La surveillance de la frontière

Pendant quatre mois, de septembre à décembre 1944, j’ai été désigné pour participer à la surveillance de la frontière espagnole, au lieu d’aller combattre en Allemagne. Des troupes avaient été disposées depuis la Méditerranée jusqu’à la côte basque pour empêcher la fuite vers l’Espagne des allemands et des collaborateurs. Il y avait des cantonnements à Saint-Laurent-de-Cerdans, au col d’Ares, à la Preste, et à Prats-de-Mollo. Nous étions une cinquantaine logés à Prats-de-Mollo, dans une ancienne caserne fortifiée par Vauban. Depuis Prats-de-Mollo, nous patrouillions de jour et de nuit au col d’Ares où la chapelle « Sainte Marguerite » aménagée pour recevoir une dizaine de soldats nous servait de refuge. Nous n’avons jamais eu l’occasion de capturer des fugitifs.

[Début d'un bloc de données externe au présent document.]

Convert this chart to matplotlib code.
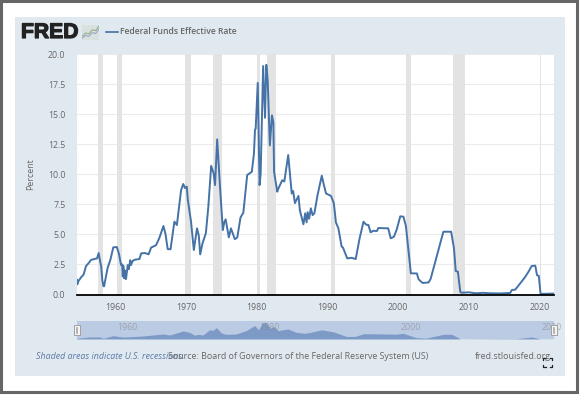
# -*- coding: utf-8 -*-
import matplotlib
matplotlib.use('Agg')
import matplotlib.pyplot as plt
import matplotlib.patheffects as pe
from matplotlib.patches import Rectangle

W, H = 580, 395

years = [1954.5, 1954.55, 1954.62, 1954.7, 1955.15, 1955.5, 1955.85, 1956.2, 1956.55, 1957.0, 1957.4, 1957.64,
         1957.75, 1958.0, 1958.15, 1958.3, 1958.4, 1958.9, 1959.3, 1959.7, 1960.2, 1960.5, 1960.8, 1960.95,
         1961.05, 1961.12, 1961.25, 1961.32, 1961.5, 1961.75, 1961.9, 1962.1, 1962.2, 1962.45, 1962.8, 1963.4,
         1963.65, 1964.2, 1964.7, 1965.05, 1965.75, 1966.2, 1966.8, 1967.1, 1967.4, 1967.8, 1968.35, 1968.7,
         1969.3, 1969.6, 1969.85, 1970.1, 1970.25, 1970.7, 1971.1, 1971.55, 1971.8, 1972.0, 1972.3, 1972.8,
         1973.15, 1973.55, 1973.9, 1974.1, 1974.4, 1974.8, 1975.2, 1975.4, 1975.6, 1976.05, 1976.35, 1976.9,
         1977.25, 1977.7, 1978.1, 1978.65, 1979.3, 1979.6, 1979.75, 1979.85, 1980.14, 1980.4, 1980.55, 1980.9,
         1981.05, 1981.17, 1981.35, 1981.55, 1981.85, 1982.15, 1982.35, 1982.45, 1982.9, 1983.05, 1983.6, 1983.9,
         1984.45, 1984.95, 1985.15, 1985.4, 1985.9, 1986.1, 1986.6, 1986.85, 1987.05, 1987.2, 1987.4, 1987.65,
         1987.9, 1988.15, 1988.6, 1989.2, 1989.5, 1989.8, 1990.5, 1990.9, 1991.2, 1991.55, 1992.0, 1992.2,
         1992.8, 1993.4, 1994.0, 1994.55, 1995.1, 1995.5, 1995.8, 1996.1, 1996.5, 1997.0, 1997.2, 1998.6,
         1998.95, 1999.4, 1999.8, 2000.3, 2000.75, 2001.1, 2001.45, 2001.8, 2002.65, 2002.9, 2003.45, 2004.3,
         2004.6, 2006.4, 2007.5, 2007.9, 2008.15, 2008.45, 2008.8, 2009.0, 2010.0, 2011.0, 2012.0, 2013.0,
         2014.5, 2015.85, 2016.1, 2016.55, 2016.9, 2017.5, 2017.9, 2018.4, 2018.9, 2019.4, 2019.65, 2019.9,
         2020.15, 2022.05]
rates = [1.07, 1.25, 0.85, 1.05, 1.43, 1.65, 2.37, 2.60, 2.87, 2.95, 3.00, 3.45,
         3.05, 2.30, 1.20, 0.70, 0.68, 2.20, 2.90, 3.92, 3.95, 3.40, 2.45, 2.50,
         1.50, 2.40, 1.35, 2.00, 1.27, 2.45, 2.10, 2.85, 2.45, 2.80, 2.90, 2.95,
         3.42, 3.45, 3.34, 3.90, 4.10, 4.67, 5.70, 5.00, 3.78, 3.76, 6.06, 5.78,
         8.69, 9.19, 8.85, 8.97, 7.86, 6.06, 3.70, 5.50, 4.90, 3.34, 4.20, 5.10,
         7.30, 10.70, 10.08, 9.10, 12.90, 8.97, 5.36, 6.00, 6.25, 4.75, 5.50, 4.60,
         4.75, 6.40, 6.80, 9.94, 10.20, 11.70, 13.70, 13.80, 17.60, 9.10, 10.00, 19.00,
         16.70, 14.70, 19.10, 17.80, 12.40, 14.90, 14.30, 10.20, 8.55, 8.80, 9.50, 9.40,
         11.60, 8.40, 8.60, 7.60, 8.20, 7.00, 5.84, 6.75, 6.00, 6.85, 6.30, 7.17,
         6.60, 6.75, 8.27, 9.88, 9.10, 8.40, 8.20, 7.60, 6.00, 5.50, 4.00, 3.90,
         3.00, 3.05, 2.95, 4.67, 6.05, 5.80, 5.78, 5.17, 5.30, 5.28, 5.53, 5.50,
         4.67, 4.80, 5.40, 6.50, 6.47, 5.70, 3.70, 1.76, 1.75, 1.26, 0.96, 1.00,
         1.30, 5.22, 5.22, 3.84, 1.95, 1.90, 0.20, 0.15, 0.18, 0.10, 0.14, 0.10,
         0.09, 0.13, 0.38, 0.40, 0.65, 1.10, 1.40, 1.85, 2.37, 2.40, 1.60, 1.55,
         0.05, 0.08]

# the overview strip is a smoothed version of the series
nav_years = [1954.5, 1956.4, 1957.8, 1958.3, 1959.7, 1960.6, 1961.3, 1963.9, 1966.8, 1967.7, 1969.6, 1970.5,
             1971.2, 1971.7, 1972.4, 1973.3, 1973.8, 1974.3, 1975.0, 1975.7, 1977.1, 1978.5, 1979.7, 1980.25,
             1980.8, 1981.3, 1981.95, 1982.4, 1983.0, 1984.4, 1985.6, 1986.8, 1987.5, 1989.2, 1990.8, 1992.7,
             1993.9, 1995.1, 1999.8, 2000.7, 2002.6, 2004.0, 2006.4, 2007.6, 2008.8, 2016.8, 2018.9, 2020.1,
             2022.05]
nav_rates = [0.8, 2.3, 2.3, 0.8, 3.8, 2.7, 2.2, 3.4, 5.7, 4.5, 9.2, 7.5,
             4.2, 5.3, 4.5, 10.4, 9.8, 12.9, 6.8, 5.3, 5.7, 9.5, 15.2, 10.6,
             18.2, 19.0, 12.2, 14.4, 9.5, 11.4, 7.6, 6.5, 7.4, 10.4, 8.2, 2.9,
             2.9, 6.0, 5.5, 6.5, 1.4, 1.0, 5.3, 5.3, 0.1, 0.4, 2.3, 0.1,
             0.1]

recession_start = [1957.55, 1960.2, 1969.9, 1973.8, 1980.0, 1981.5, 1990.45, 2001.05, 2007.8, 2020.05]
recession_end = [1958.2, 1960.98, 1970.7, 1975.1, 1980.4, 1982.75, 1991.05, 2001.85, 2009.4, 2020.2]

y_ticks = [0, 2.5, 5, 7.5, 10, 12.5, 15, 17.5, 20]
x_ticks = [1960, 1970, 1980, 1990, 2000, 2010, 2020]
nav_ticks = [1960, 1980, 2000, 2020]

plt.rcParams['font.family'] = ['Open Sans', 'DejaVu Sans']
TXT = '#666666'
LINE = '#4572a7'


def px_axes(left, top, right, bottom, **kw):
    return fig.add_axes([left / W, 1 - bottom / H, (right - left) / W, (bottom - top) / H], **kw)


def px_text(x, y, s, **kw):
    kw.setdefault('va', 'center')
    return fig.text(x / W, 1 - y / H, s, **kw)


fig = plt.figure(figsize=(W / 100, H / 100), dpi=100, facecolor='white')

# page frame and the light blue panel, kept under the axes
fig.add_artist(Rectangle((1.2 / W, 1 - 392 / H), 576 / W, 390.8 / H, transform=fig.transFigure,
                         fc='white', ec='#666666', lw=2.2, zorder=-3))
fig.add_artist(Rectangle((15 / W, 1 - 376 / H), 550 / W, 359 / H, transform=fig.transFigure,
                         fc='#e1e9f0', ec='none', zorder=-2))

# main chart
ax = px_axes(76.5, 54, 554, 294.5, facecolor='white')
for a, b in zip(recession_start, recession_end):
    ax.axvspan(a, b, color='#e3e3e3', lw=0, zorder=1)
ax.plot(years, rates, color=LINE, lw=1.4, zorder=3, solid_joinstyle='round')
ax.set_xlim(1954.5, 2022.05)
ax.set_ylim(0, 20)
ax.set_yticks(y_ticks)
ax.set_yticklabels(['%.1f' % v for v in y_ticks])
ax.set_xticks(x_ticks)
ax.grid(axis='y', color='#ececec', lw=0.8, zorder=0)
ax.set_axisbelow(True)
ax.tick_params(axis='both', length=0, labelsize=6.3, labelcolor=TXT)
ax.tick_params(axis='y', pad=8)
ax.tick_params(axis='x', pad=6)
for name in ['top', 'left', 'right']:
    ax.spines[name].set_visible(False)
ax.spines['bottom'].set_color('black')
ax.spines['bottom'].set_linewidth(1.3)
ax.spines['bottom'].set_zorder(5)
px_text(30.5, 174.5, 'Percent', rotation=90, ha='center', fontsize=6.3, color=TXT)

# navigator strip
nav = px_axes(76.5, 320.5, 554, 339)
nav.add_patch(Rectangle((0, 0), 1, 1, transform=nav.transAxes, fc='#bccbe4', ec='none', zorder=0))
nav.fill_between(nav_years, nav_rates, 0, color='#7d9ac7', lw=0, zorder=1)
nav.set_xlim(1954.5, 2022.05)
nav.set_ylim(0, 21)
nav.axis('off')
for yr in nav_ticks:
    nav.annotate(str(yr), (yr, 0.62), xycoords=('data', 'axes fraction'), xytext=(1.5, 0),
                 textcoords='offset points', ha='left', va='center', fontsize=6.3,
                 color='#888888', alpha=0.6, annotation_clip=False, zorder=4)
for hx in [76.5, 553.5]:
    fig.add_artist(Rectangle(((hx - 3) / W, 1 - 335 / H), 6 / W, 10.5 / H, transform=fig.transFigure,
                             fc='#f4f4f4', ec='#a0a0a0', lw=0.7))
    for off in [-0.9, 0.9]:
        fig.add_artist(plt.Line2D([(hx + off) / W] * 2, [1 - 333 / H, 1 - 327 / H], color='#999999', lw=0.5))

# header
px_text(21, 32.5, 'FRED', fontsize=15.2, fontweight='bold', family='Liberation Sans', color='#222222',
        path_effects=[pe.withStroke(linewidth=0.9, foreground='#222222')])
logo = px_axes(82, 25, 99, 39.5)
logo.add_patch(Rectangle((0, 0), 1, 1, transform=logo.transAxes, fc='#d9e1de', ec='none'))
logo.plot([0, 1, 2, 3, 4, 5], [0.8, 1.6, 1.4, 2.4, 2.2, 3.3], color='#93b08f', lw=0.8)
logo.plot([0, 1, 2, 3, 4, 5], [0.3, 1.0, 0.8, 1.7, 1.5, 2.6], color='#97a7bf', lw=0.8)
logo.set_xlim(0, 5)
logo.set_ylim(0, 3.6)
logo.axis('off')
fig.add_artist(plt.Line2D([105.5 / W, 117.5 / W], [1 - 31.5 / H] * 2, color=LINE, lw=1.2))
px_text(120.5, 32, 'Federal Funds Effective Rate', fontsize=6.2, fontweight='semibold', color=TXT)

# footer
px_text(36.5, 356.5, 'Shaded areas indicate U.S. recessions.', fontsize=6.4, style='italic', color='#5f7ba8')
px_text(168, 356.5, 'Source: Board of Governors of the Federal Reserve System (US)', fontsize=6.4, color=TXT)
px_text(475, 356.5, 'fred.stlouisfed.org', fontsize=6.4, color=TXT)

# fullscreen corner marks
for cx, dx in [(543, 1), (552, -1)]:
    for cy, dy in [(357.5, 1), (367, -1)]:
        fig.add_artist(plt.Line2D([cx / W, cx / W, (cx + 2.5 * dx) / W],
                                  [1 - (cy + 2.5 * dy) / H, 1 - cy / H, 1 - cy / H],
                                  color='#222222', lw=0.9))

fig.savefig('out.png', dpi=100)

Pendant nos rondes nous avions souvent l’occasion de parler avec un berger espagnol qui gardait des chèvres et des moutons. Il parlait un peu français mais on le comprenait surtout grâce au catalan. C’était divertissant, car on s’ennuyait beaucoup pendant ces longues journées. Un soir de patrouille, un brouillard très épais recouvrait la montagne nous avions alors déroulé des barbelés pour interdire la frontière dans le secteur. Nous étions un groupe de cinq ou six, avec parmi nous un espagnol nommé Duero armé de la mitrailleuse. Ce soir-là, on a entendu un bruit dans les broussailles et Duero sans sommations s’est mis à tirer en direction du fourré. Cette attitude un peu vive lui valut les réprimandes de notre chef, car le bruit en question ne se révéla être que le tintement de la clochette d’une chèvre que l’on a retrouvée morte, criblée de balles et accrochée au barbelés. Pour sa part, le berger s’est enfui, dès le lendemain ou peut-être la nuit même, en abandonnant sa chèvre. On en a profité pour manger l’animal, on a juste fait cuire les gigots et on a laissé le reste aux renards et aux oiseaux de proie.

Un autre soir, j’ai été désigné pour une patrouille de 20 heures à minuit avec deux autres camarades dont un sergent. Depuis la veille, un bras avait commencé à me faire souffrir, et le soir, j’avais un gros bouton très douloureux. Je ne pouvais plus bouger mon bras et j’avais de la fièvre, j’en ai parlé au chef qui m’a fait remplacer et m’a envoyé me faire soigner à Prats-de-Mollo.

Un camarade de Salvezines, Etienne Jalibert a pris ma place, et le groupe est parti. Mais la frontière espagnole étant seulement définie par des bornes espacées d’un kilomètre, la patrouille, égarée dans le brouillard, l’a franchie involontairement. La sanction fut immédiate, des soldats espagnols qui surveillaient le secteur  et avaient vu les égarés, les ont cernés, capturés et désarmés après leur avoir tiré dessus, blessant le sergent à la cuisse. Ils ont ensuite étés incarcérés à la prison de Gérone, où les murs portaient encore les noms des républicains condamnés à mort, ce qui n’a pas rassuré nos hommes qui redoutaient le même sort. Le lendemain, ils ont tous été tondus et le sergent enfin a été envoyé à l’hôpital de Barcelone où il a reçut des soins avant de retourner en prison avec ses camarades. Ils sont restés ainsi prisonniers pendant presque deux mois.

Quand ils ne les ont pas vu rentrer au camp leurs camarades se sont inquiétés et ce d’autant plus que certains d’entre eux avaient entendu la fusillade. Notre chef qui était descendu à Prats-de-Mollo n’a pu que constater leur absence. L’intervention du consulat et de la Croix Rouge ont été sollicités et ainsi la libération de notre patrouille a été obtenue, elle a pu rentrer par le Perthus saine et sauve.

Pendant ce temps, notre mission s’était achevée, et nous avons été rapatriés. Les jeunes qui n’avaient pas fait leur service militaire ont dû le faire. La plupart sont allés dans un camp d’entraînement à Nîmes, mais on a compté à leur actif le temps passé dans le maquis. Les espagnols ont eu le choix entre rester dans l’armée française où tenter de s’organiser pour lutter contre le régime de Franco, ce qui était sans espoir, car ils étaient trop peu nombreux. Après cela, nous avons été démobilisés à Céret avec des certificats de maquis délivrés par le commandant Brugat.